At first, I bought ground coffee. Millstone Foglifter to be exact. Then I discovered that the coffee tasted better if I bought the whole beans in the store and ground them and brought them home. Next, I found out that I could grind my own beans at home right before brewing, big improvement. Then I figured out filtered water tastes even better with coffee.

Next, I formed an alliance with co-workers and formed a super-hero coffee club. We vowed to fight coffee injustice by only grinding the freshest beans and preparing the coffee at the right brewing temperature. It was an in-house debate about which temperature was superior. I preferred 192.5 F and others preferred 185 F. We bickered about grind settings complaining that some were too coarse while others were too fine. We hurled insults if someone let the coffee steep too long, so we had to start using a timer.

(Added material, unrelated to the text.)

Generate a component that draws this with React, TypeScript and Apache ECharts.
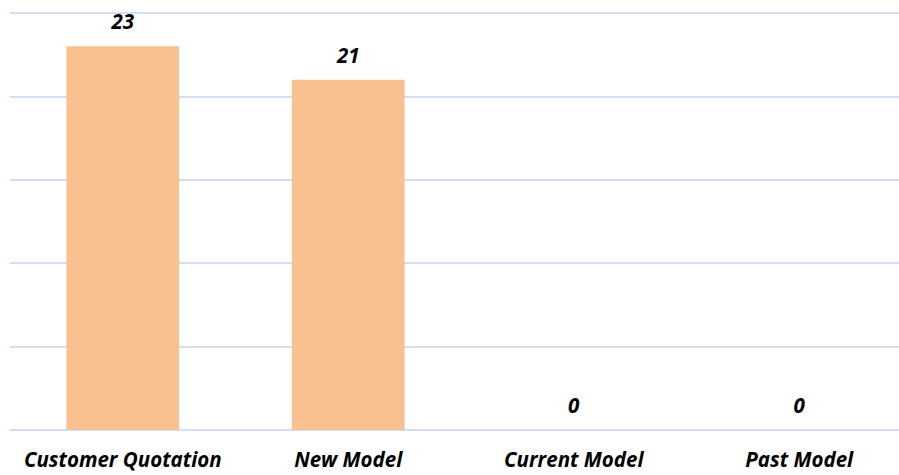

We then discovered that we could roast our own green coffee beans. That opened up new layers of complexity that we could fight about. Roast settings, under or over roastings, and how the coffee sometimes tasted like drinking boiled string bean water out of a brown grocery bag. I finally had to move away to a new job to get out of the coffee club. I now know the secrets to true coffee bliss. Throw a K-cup into a machine and drink the contents once it squirts out. So easy…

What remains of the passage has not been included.